┌─ ITEMS
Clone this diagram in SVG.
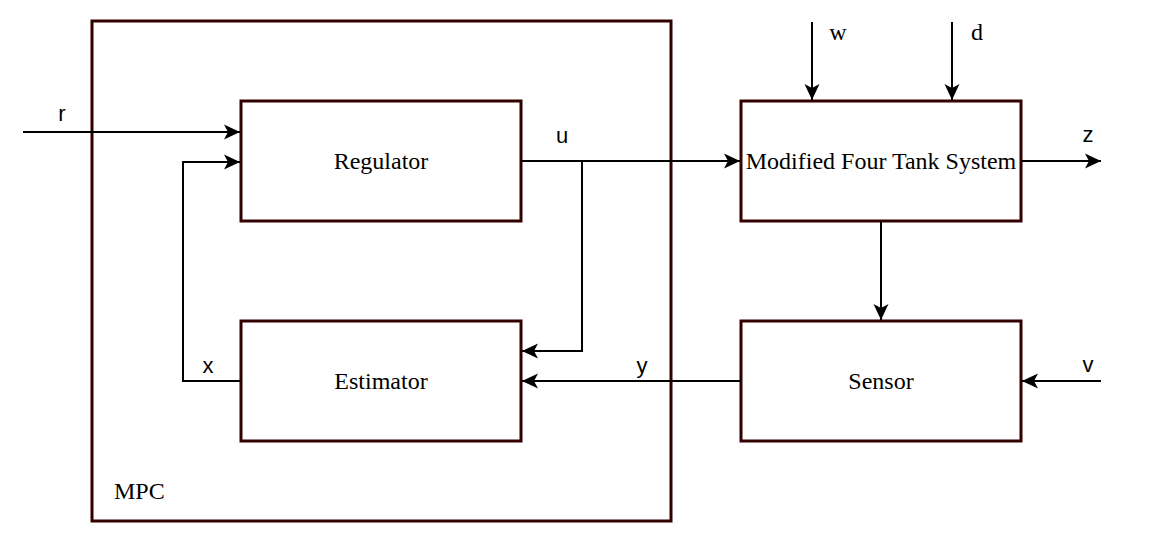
<svg xmlns="http://www.w3.org/2000/svg" width="1153" height="534" viewBox="0 0 1153 534">
<style>
.box{fill:#fff;stroke:#330000;stroke-width:3}
.frame{fill:none;stroke:#330000;stroke-width:3}
.ser{font-family:"Liberation Serif",serif;font-size:24px;fill:#000}
.san{font-family:"Liberation Sans",sans-serif;font-size:22px;fill:#000}
.c{fill:none;stroke:#000;stroke-width:2}
</style>
<defs>
<marker id="a" markerUnits="userSpaceOnUse" markerWidth="18" markerHeight="18" viewBox="0 0 18 18" refX="17" refY="9" orient="auto">
<path d="M1,1.5 L17,9 L1,16.5 L5,9 Z" fill="#000"/>
</marker>
</defs>
<g id="mpc">
<rect class="frame" x="92" y="21" width="579" height="500"/>
<text class="ser" x="114" y="499">MPC</text>
</g>
<g id="regulator">
<rect class="box" x="241" y="101" width="280" height="120"/>
<text class="ser" x="381" y="169" text-anchor="middle">Regulator</text>
</g>
<g id="estimator">
<rect class="box" x="241" y="321" width="280" height="120"/>
<text class="ser" x="381" y="389" text-anchor="middle">Estimator</text>
</g>
<g id="plant">
<rect class="box" x="741" y="101" width="280" height="120"/>
<text class="ser" x="881" y="169" text-anchor="middle">Modified Four Tank System</text>
</g>
<g id="sensor">
<rect class="box" x="741" y="321" width="280" height="120"/>
<text class="ser" x="881" y="389" text-anchor="middle">Sensor</text>
</g>
<g id="connectors">
<path class="c" d="M23,132 H240" marker-end="url(#a)"/>
<path class="c" d="M241,381 H183 V162 H240" marker-end="url(#a)"/>
<path class="c" d="M521,161 H740" marker-end="url(#a)"/>
<path class="c" d="M582,161 V351 H522" marker-end="url(#a)"/>
<path class="c" d="M741,381 H522" marker-end="url(#a)"/>
<path class="c" d="M812,22 V100" marker-end="url(#a)"/>
<path class="c" d="M952,22 V100" marker-end="url(#a)"/>
<path class="c" d="M1021,161 H1101" marker-end="url(#a)"/>
<path class="c" d="M881,221 V320" marker-end="url(#a)"/>
<path class="c" d="M1101,381 H1022" marker-end="url(#a)"/>
<text class="san" x="62" y="121" text-anchor="middle">r</text>
<text class="san" x="562" y="143" text-anchor="middle">u</text>
<text class="san" x="208" y="373" text-anchor="middle">x</text>
<text class="san" x="642" y="373" text-anchor="middle">y</text>
<text class="san" x="1088" y="142" text-anchor="middle">z</text>
<text class="san" x="1088" y="372" text-anchor="middle">v</text>
<text class="ser" x="838" y="40" text-anchor="middle">w</text>
<text class="ser" x="977" y="40" text-anchor="middle">d</text>
</g>
</svg>
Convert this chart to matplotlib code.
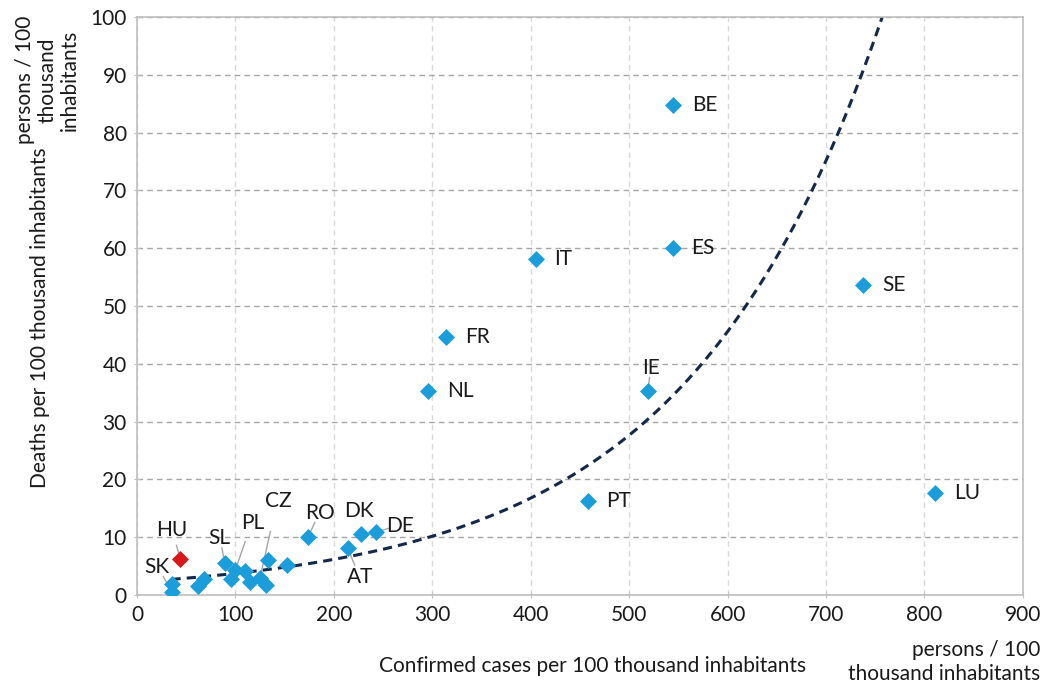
import numpy as np
import matplotlib.pyplot as plt

plt.rcParams['font.family'] = ['Lato', 'DejaVu Sans']

# Confirmed cases and deaths per 100 thousand inhabitants
labeled = ["BE", "ES", "IT", "SE", "FR", "NL", "IE", "PT", "LU", "RO", "DK", "DE", "AT", "SK", "SL", "PL", "CZ"]
cases = [545, 544, 405, 738, 314, 296, 519, 458, 811, 174, 228, 243, 214, 35, 89, 100, 125]
deaths = [84.8, 60.0, 58.1, 53.6, 44.6, 35.3, 35.3, 16.3, 17.6, 10.1, 10.6, 10.9, 8.1, 0.6, 5.5, 4.4, 3.0]

# unlabeled countries in the cluster
other_cases = [36, 62, 68, 95, 110, 115, 131, 133, 152]
other_deaths = [1.9, 1.6, 2.7, 2.8, 4.1, 2.2, 1.7, 6.0, 5.2]

hu_cases = [44]
hu_deaths = [6.2]

# exponential trend y = a * exp(b * x)
trend_a = 2.27
trend_b = 0.0050
trend_start = 35

fig = plt.figure(figsize=(10.47, 6.89), dpi=100)
ax = fig.add_axes([0.1309, 0.1364, 0.8461, 0.8389])

blue = "#1B9DDB"
ax.scatter(cases + other_cases, deaths + other_deaths, marker="D", s=75, color=blue, zorder=3, linewidths=0)
ax.scatter(hu_cases, hu_deaths, marker="D", s=75, color="#D7191C", zorder=3, linewidths=0)

xs = np.linspace(trend_start, 800, 400)
ax.plot(xs, trend_a * np.exp(trend_b * xs), color="#14284B", lw=2.2, ls=(0, (3, 2)), zorder=2)

# label offsets (dx, dy) in data units, and whether a leader line is drawn
offsets = {
    "BE": (19, 0, False), "ES": (19, 0, False), "IT": (19, 0, False), "SE": (19, 0, False),
    "FR": (19, 0, False), "NL": (19, 0, False), "IE": (3, 3.9, True), "PT": (19, 0, False),
    "LU": (19, 0, False), "RO": (12, 4.1, True), "DK": (-3, 3.9, False), "DE": (24, 1.1, True),
    "AT": (13, -4.9, True), "SK": (-15, 4.3, True), "SL": (-5, 4.4, True), "PL": (18, 8.1, True),
    "CZ": (19, 13.3, True),
}
for name, x, y in zip(labeled, cases, deaths):
    dx, dy, line = offsets[name]
    tx, ty = x + dx, y + dy
    if line:
        ax.plot([x, x + dx * 0.55], [y, y + dy * 0.6], color="#A6A6A6", lw=1, zorder=2.5)
    ax.text(tx, ty, name, fontsize=15, ha="left" if not line and dx > 10 else "center",
            va="center", color="#1A1A1A", zorder=4)

ax.plot([hu_cases[0], hu_cases[0] - 4], [hu_deaths[0], hu_deaths[0] + 2.4], color="#A6A6A6", lw=1, zorder=2.5)
ax.text(hu_cases[0] - 8.5, hu_deaths[0] + 5.0, "HU", fontsize=15, ha="center", va="center", color="#1A1A1A")

ax.set_xlim(0, 900)
ax.set_ylim(0, 100)
ax.set_xticks(range(0, 901, 100))
ax.set_yticks(range(0, 101, 10))
ax.tick_params(labelsize=15, colors="#BFBFBF", labelcolor="#1A1A1A", length=5, direction="inout", pad=5)
ax.xaxis.grid(True, color="#D9D9D9", ls=(0, (4, 3)), lw=1)
ax.yaxis.grid(True, color="#A6A6A6", ls=(0, (4, 3)), lw=1)
ax.set_axisbelow(True)
for s in ax.spines.values():
    s.set_color("#BFBFBF")
    s.set_linewidth(1.2)

ax.set_xlabel("Confirmed cases per 100 thousand inhabitants", fontsize=15, color="#1A1A1A")
ax.xaxis.set_label_coords(0.514, -0.105)
ax.set_ylabel("Deaths per 100 thousand inhabitants", fontsize=15, color="#1A1A1A")
ax.yaxis.set_label_coords(-0.098, 0.48)

fig.text(0.994, 0.039, "persons / 100\nthousand inhabitants", fontsize=15, ha="right", va="center",
         color="#1A1A1A", linespacing=1.25, multialignment="right")
fig.text(0.045, 0.884, "persons / 100\nthousand\ninhabitants", fontsize=15, ha="center", va="center",
         rotation=90, color="#1A1A1A", linespacing=1.15, multialignment="center")

fig.savefig("out.png", dpi=100)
└─
[DIRECTIONS FOR THIS TASK]: Extract exactly the lines running from the line containing "Convert this chart to matplotlib code." to the line containing "trend_start = 35", with both end lines included and all pictures left out.

[COMPLETE RESPONSE]:
Convert this chart to matplotlib code.
import numpy as np
import matplotlib.pyplot as plt

plt.rcParams['font.family'] = ['Lato', 'DejaVu Sans']

# Confirmed cases and deaths per 100 thousand inhabitants
labeled = ["BE", "ES", "IT", "SE", "FR", "NL", "IE", "PT", "LU", "RO", "DK", "DE", "AT", "SK", "SL", "PL", "CZ"]
cases = [545, 544, 405, 738, 314, 296, 519, 458, 811, 174, 228, 243, 214, 35, 89, 100, 125]
deaths = [84.8, 60.0, 58.1, 53.6, 44.6, 35.3, 35.3, 16.3, 17.6, 10.1, 10.6, 10.9, 8.1, 0.6, 5.5, 4.4, 3.0]

# unlabeled countries in the cluster
other_cases = [36, 62, 68, 95, 110, 115, 131, 133, 152]
other_deaths = [1.9, 1.6, 2.7, 2.8, 4.1, 2.2, 1.7, 6.0, 5.2]

hu_cases = [44]
hu_deaths = [6.2]

# exponential trend y = a * exp(b * x)
trend_a = 2.27
trend_b = 0.0050
trend_start = 35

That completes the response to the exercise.